**DESCRIPTION OF THE TASK:** Only the lines from the start of the material through the line containing "import * as" are to be extracted, exactly as they appear.

**COLLECTED MATERIAL:**
● ● ●
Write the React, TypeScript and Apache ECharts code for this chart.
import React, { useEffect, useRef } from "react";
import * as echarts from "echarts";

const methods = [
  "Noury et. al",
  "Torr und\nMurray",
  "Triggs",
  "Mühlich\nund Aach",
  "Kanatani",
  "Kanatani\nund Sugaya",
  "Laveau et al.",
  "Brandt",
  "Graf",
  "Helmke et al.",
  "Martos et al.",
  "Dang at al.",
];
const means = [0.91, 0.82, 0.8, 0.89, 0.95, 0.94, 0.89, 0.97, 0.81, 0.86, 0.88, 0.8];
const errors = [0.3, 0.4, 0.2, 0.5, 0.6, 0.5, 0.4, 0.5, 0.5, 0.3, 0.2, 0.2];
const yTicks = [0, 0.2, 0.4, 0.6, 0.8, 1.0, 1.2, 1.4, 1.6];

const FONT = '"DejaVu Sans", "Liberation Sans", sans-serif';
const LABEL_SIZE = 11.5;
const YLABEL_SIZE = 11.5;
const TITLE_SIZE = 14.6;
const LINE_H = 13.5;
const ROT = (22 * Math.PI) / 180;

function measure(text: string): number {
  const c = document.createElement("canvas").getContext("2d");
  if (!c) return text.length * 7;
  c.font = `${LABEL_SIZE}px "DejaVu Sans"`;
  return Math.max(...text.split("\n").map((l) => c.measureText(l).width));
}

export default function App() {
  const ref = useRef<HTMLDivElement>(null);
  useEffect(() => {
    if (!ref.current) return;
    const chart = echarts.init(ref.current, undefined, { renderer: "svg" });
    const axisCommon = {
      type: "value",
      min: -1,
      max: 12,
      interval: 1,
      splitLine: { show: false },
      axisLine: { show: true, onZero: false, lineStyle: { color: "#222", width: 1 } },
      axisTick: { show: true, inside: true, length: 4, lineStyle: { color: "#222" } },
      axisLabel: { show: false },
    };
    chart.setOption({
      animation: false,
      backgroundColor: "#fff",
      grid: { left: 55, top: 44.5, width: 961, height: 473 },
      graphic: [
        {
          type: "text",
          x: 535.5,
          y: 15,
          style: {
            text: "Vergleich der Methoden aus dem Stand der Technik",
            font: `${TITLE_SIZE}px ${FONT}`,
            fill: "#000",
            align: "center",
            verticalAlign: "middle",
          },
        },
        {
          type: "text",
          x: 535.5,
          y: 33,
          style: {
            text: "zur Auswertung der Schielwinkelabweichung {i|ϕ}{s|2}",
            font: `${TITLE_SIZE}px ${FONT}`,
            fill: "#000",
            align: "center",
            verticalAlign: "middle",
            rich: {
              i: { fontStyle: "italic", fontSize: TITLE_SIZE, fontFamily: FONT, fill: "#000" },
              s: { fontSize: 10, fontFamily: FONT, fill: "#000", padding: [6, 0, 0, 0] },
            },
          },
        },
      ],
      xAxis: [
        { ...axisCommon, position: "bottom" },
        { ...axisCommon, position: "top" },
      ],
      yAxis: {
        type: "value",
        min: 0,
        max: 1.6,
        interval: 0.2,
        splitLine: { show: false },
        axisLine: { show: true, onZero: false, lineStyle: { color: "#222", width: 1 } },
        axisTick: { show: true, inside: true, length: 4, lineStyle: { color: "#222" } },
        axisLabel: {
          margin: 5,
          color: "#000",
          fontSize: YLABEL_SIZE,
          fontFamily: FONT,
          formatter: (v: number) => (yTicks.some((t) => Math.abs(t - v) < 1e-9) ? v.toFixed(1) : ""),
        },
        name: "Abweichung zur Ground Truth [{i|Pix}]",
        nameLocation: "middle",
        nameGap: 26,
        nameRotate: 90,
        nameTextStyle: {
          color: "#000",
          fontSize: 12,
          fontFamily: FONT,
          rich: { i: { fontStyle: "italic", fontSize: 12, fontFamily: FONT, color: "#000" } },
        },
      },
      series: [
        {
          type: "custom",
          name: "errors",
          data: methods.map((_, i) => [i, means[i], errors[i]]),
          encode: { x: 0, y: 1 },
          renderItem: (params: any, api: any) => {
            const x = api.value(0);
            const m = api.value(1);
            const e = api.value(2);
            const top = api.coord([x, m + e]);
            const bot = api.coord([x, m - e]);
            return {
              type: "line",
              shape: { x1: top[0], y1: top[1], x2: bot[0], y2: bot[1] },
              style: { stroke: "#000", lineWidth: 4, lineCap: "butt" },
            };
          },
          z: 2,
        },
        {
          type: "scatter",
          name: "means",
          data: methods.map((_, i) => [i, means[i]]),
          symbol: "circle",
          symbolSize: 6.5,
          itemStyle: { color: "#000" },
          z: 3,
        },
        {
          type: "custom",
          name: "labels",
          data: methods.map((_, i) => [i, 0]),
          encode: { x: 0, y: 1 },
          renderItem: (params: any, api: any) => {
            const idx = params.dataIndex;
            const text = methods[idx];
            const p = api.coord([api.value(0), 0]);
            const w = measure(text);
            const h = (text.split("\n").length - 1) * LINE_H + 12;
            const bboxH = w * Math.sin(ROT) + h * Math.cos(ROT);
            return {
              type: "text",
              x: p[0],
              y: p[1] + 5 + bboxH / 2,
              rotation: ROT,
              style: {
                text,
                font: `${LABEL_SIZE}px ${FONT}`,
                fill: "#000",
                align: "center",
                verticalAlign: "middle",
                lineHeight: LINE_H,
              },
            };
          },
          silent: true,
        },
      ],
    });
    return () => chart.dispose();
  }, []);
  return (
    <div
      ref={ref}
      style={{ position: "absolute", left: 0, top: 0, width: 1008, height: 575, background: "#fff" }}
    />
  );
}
● ● ●
**RESPONSE TO THIS TASK:**
Write the React, TypeScript and Apache ECharts code for this chart.
import React, { useEffect, useRef } from "react";
import * as echarts from "echarts";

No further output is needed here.